Jonah and I were waking up at 6am, going there to get the spot, and starting at 11 to play until around 7. It was dedication. I was also playing with this band called Vivaz while going between other bands, but I was always sticking with Bukubroux.

With Vivaz, I began playing French Quarter Fest. This was funny because the stage Vivaz was playing was in front of the courthouse. I was still going to the street and waiting there with Jonah to hold the spot, playing at 11, and then I would take a break around like 12:40 and go around to the front of the courthouse and play French Quarter Fest with Vivaz. After, I would grab my stuff and go back to the street with Jonah. That was very important to me to go back to the street to play with Jonah. There never was a time in New Orleans that I have seen myself as stepping up from the streets to the stage. It wasn’t that feeling. It was just a different stage to me.

When you were with Vivaz and first heard you were playing French Quarter Fest, what was your reaction?

There was a big reaction because it’s French Quarter Festival, and I was going to be part of that. I still was a fresh fish in this town, and it was very important for me to play there because it is such a big local festival. It slowly made me feel like I was part of something. Moving here, it took a while before I started to feel like I was actually here. When you leave where you come from and come to a new place, you might feel in limbo for a bit. The first time I played French Quarter Fest, I began to feel like I belonged here in some way. Playing for the city and for the people that come visit here made me begin to feel like I was New Orleans. I see FQF really giving these opportunities to local musicians.

How are you feeling about playing this year at the first French Quarter Festival since the pandemic?

This year, I’m playing with Amigos do Samba, which is Brazilian samba music. Me and the entire band are excited to feel part of this community of New Orleans when we play.

What I love about French Quarter Fest is that the people are there to watch the shows – I really enjoy the heat of the crowd at FQF. They’re not there by accident; they chose to be there.

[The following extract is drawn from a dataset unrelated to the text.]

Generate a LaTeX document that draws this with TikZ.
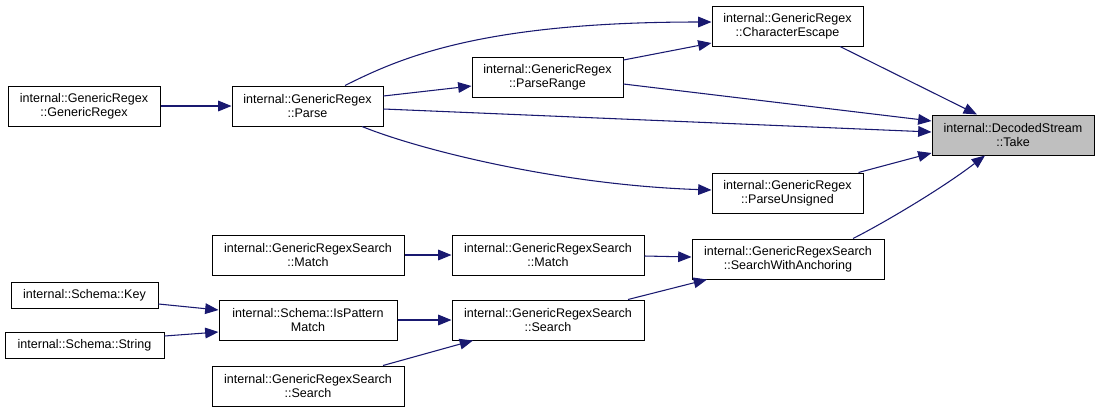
\documentclass[tikz,border=0pt]{standalone}
\usepackage{fontspec}
\setmainfont{Liberation Sans}
\usepackage{tikz}
\usetikzlibrary{calc, arrows.meta}
\usepackage{xcolor}
\definecolor{callblue}{HTML}{191970}
\definecolor{takegray}{HTML}{BFBFBF}

\begin{document}
\begin{tikzpicture}[x=0.75pt, y=-0.75pt,
                fn/.style={draw=black, line width=0.75pt, align=center, inner sep=0pt,
                    minimum width=#1*0.75pt, minimum height=30pt,
                    font=\fontsize{9.4}{10.8}\selectfont},
                call/.style={callblue, line width=0.8pt, -{Triangle[length=10pt, width=8pt]}}]
                \useasboundingbox (0,0) rectangle (1100,412);
                \node[fn=162, fill=takegray] (take) at (1013,135) {internal::DecodedStream\\::Take};
                \node[fn=151] (charesc) at (787.5,26) {internal::GenericRegex\\::CharacterEscape};
                \node[fn=151] (range) at (547.5,77) {internal::GenericRegex\\::ParseRange};
                \node[fn=151] (parse) at (307.5,106) {internal::GenericRegex\\::Parse};
                \node[fn=152] (ctor) at (84,106) {internal::GenericRegex\\::GenericRegex};
                \node[fn=151] (unsigned) at (787.5,193) {internal::GenericRegex\\::ParseUnsigned};
                \node[fn=192] (anchor) at (788,259) {internal::GenericRegexSearch\\::SearchWithAnchoring};
                \node[fn=192] (matchB) at (548,255) {internal::GenericRegexSearch\\::Match};
                \node[fn=192] (searchB) at (548,320) {internal::GenericRegexSearch\\::Search};
                \node[fn=192] (matchA) at (308,255) {internal::GenericRegexSearch\\::Match};
                \node[fn=178] (pattern) at (308,320) {internal::Schema::IsPattern\\Match};
                \node[fn=192] (searchA) at (308,386) {internal::GenericRegexSearch\\::Search};
                \node[fn=147, minimum height=19.5pt] (key) at (84.5,295) {internal::Schema::Key};
                \node[fn=159, minimum height=19.5pt] (string) at (84.5,345.5) {internal::Schema::String};
                \draw[call] (ctor) -- (parse);
                \draw[call] ($(parse.north)+(37.5,0)$) .. controls (400,58) and (480,22) .. ($(charesc.west)+(0,-4)$);
                \draw[call] ($(parse.east)+(0,-10)$) -- ($(range.west)+(0,9)$);
                \draw[call] ($(parse.east)+(0,3)$) -- ($(take.west)+(0,-3)$);
                \draw[call] ($(parse.south)+(54.5,0)$) .. controls (420,150) and (560,185) .. ($(unsigned.west)+(0,-3)$);
                \draw[call] ($(range.east)+(0,-17)$) -- ($(charesc.west)+(0,17)$);
                \draw[call] ($(range.east)+(0,7)$) -- ($(take.west)+(0,-14)$);
                \draw[call] ($(charesc.south)+(52.5,0)$) -- ($(take.north)+(-36,0)$);
                \draw[call] ($(unsigned.north east)+(-5,0)$) -- ($(take.west)+(0,18)$);
                \draw[call] ($(anchor.north)+(65,0)$) .. controls (880,225) and (940,190) .. ($(take.south)+(-28,0)$);
                \draw[call] ($(matchB.east)+(0,1)$) -- ($(anchor.west)+(0,-2)$);
                \draw[call] ($(searchB.north)+(80,0)$) -- ($(anchor.south)+(-81,0)$);
                \draw[call] (matchA) -- (matchB);
                \draw[call] (pattern) -- (searchB);
                \draw[call] ($(searchA.north)+(75,0)$) -- ($(searchB.south)+(-75,0)$);
                \draw[call] ($(key.east)+(0,9)$) -- ($(pattern.west)+(0,-10)$);
                \draw[call] ($(string.east)+(0,-9.5)$) -- ($(pattern.west)+(0,12)$);
            \end{tikzpicture}
\end{document}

They are there for the music and really appreciate it a lot. And what is New Orleans without music, you know? One of the unique things about New Orleans is that it is such an artistic city. The art is everywhere in the Quarter – brass bands, street musicians, artists, painters – it’s everywhere. I feel like art for me is just a metaphor for expression, and all of these artists together are this beautiful huge explosion of expression. At French Quarter Fest, you have a crowd that wants to see these expressions, and that is special.

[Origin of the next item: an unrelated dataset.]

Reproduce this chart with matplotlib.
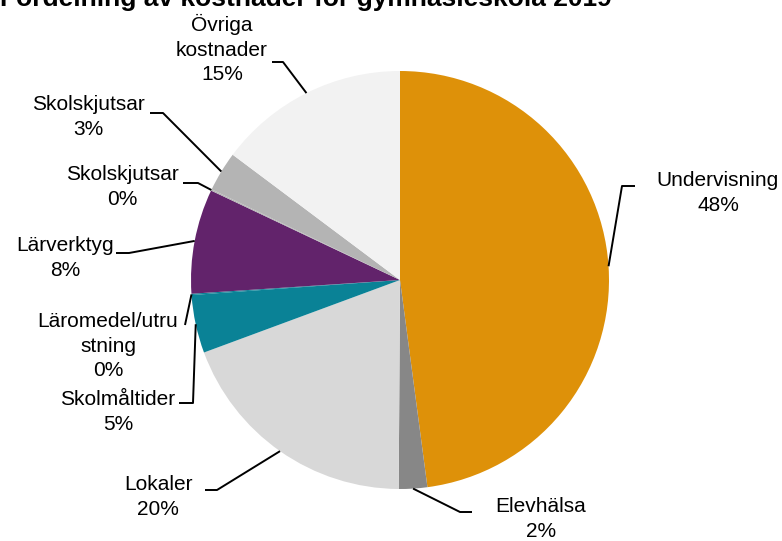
import matplotlib
matplotlib.use("Agg")
import matplotlib.pyplot as plt
import numpy as np

plt.rcParams['font.family'] = ['Liberation Sans', 'DejaVu Sans']

# ---- data ----
title = "Fördelning av kostnader för gymnasieskola 2019"
categories = ["Undervisning", "Elevhälsa", "Lokaler", "Skolmåltider",
              "Läromedel/utru\nstning", "Lärverktyg", "Skolskjutsar",
              "Skolskjutsar", "Övriga\nkostnader"]
values = [48.0, 2.2, 19.3, 4.5, 0.1, 8.1, 0.1, 3.1, 14.8]
pct_labels = ["48%", "2%", "20%", "5%", "0%", "8%", "0%", "3%", "15%"]
colors = ["#DE9109", "#878787", "#D8D8D8", "#0A8296", "#0A8296",
          "#62236B", "#B4B4B4", "#B4B4B4", "#F2F2F2"]

# ---- layout (pixel coordinates, y measured from top) ----
W, H = 782, 541
center_px = (400, 280)
radius_px = 209
# text block centre and leader elbow points (from text towards pie)
text_pos = [(718, 193), (541, 519), (158, 497), (118, 412), (108, 346),
            (65, 258), (122, 187), (88, 117), (222, 49)]
leader_pts = [[(635, 186), (622, 186)],
              [(472, 512), (460, 512)],
              [(205, 490), (217, 490)],
              [(179, 403), (193, 403)],
              [(185, 325)],
              [(116, 253), (129, 253)],
              [(183, 183), (198, 183)],
              [(150, 113), (163, 113)],
              [(272, 62), (283, 62)]]

def P(x, y):
    return x, H - y

fig = plt.figure(figsize=(W / 100, H / 100), dpi=100)
ax = fig.add_axes([0, 0, 1, 1])

cx, cy = P(*center_px)
wedges, _ = ax.pie(values, colors=colors, startangle=90, counterclock=False,
                   center=(cx, cy), radius=radius_px, frame=True,
                   wedgeprops=dict(linewidth=0))
ax.set_xlim(0, W)
ax.set_ylim(0, H)
ax.set_aspect('equal')
ax.axis('off')

for i, w in enumerate(wedges):
    mid = np.deg2rad((w.theta1 + w.theta2) / 2)
    ex = cx + radius_px * np.cos(mid)
    ey = cy + radius_px * np.sin(mid)
    pts = [P(*p) for p in leader_pts[i]] + [(ex, ey)]
    xs, ys = zip(*pts)
    ax.plot(xs, ys, color='black', lw=1.4, solid_capstyle='butt')
    tx, ty = P(*text_pos[i])
    ax.text(tx, ty, categories[i] + "\n" + pct_labels[i], ha='center',
            va='center', fontsize=15, linespacing=1.36, color='#000000')

tx, ty = P(612, 6)
ax.text(tx, ty, title, ha='right', va='baseline', fontsize=19,
        fontweight='bold', color='black')

fig.savefig("out.png", dpi=100)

Fernando is one of the many faces of FQF who contribute deeply and so meaningfully to the cultural events and city as a whole. With their own deep love and appreciation for New Orleans, every artist has a rich past that makes their admiration for French Quarter Festivals, Inc. unique and allows them to enrich the culture and heritage of New Orleans with their own touch. This weekend, ask the people around you at French Quarter Fest what unique journey has led them to the Vieux Carré, and as you look at the vibrant community around you, you will see each individual as a unique piece of New Orleans worth celebrating.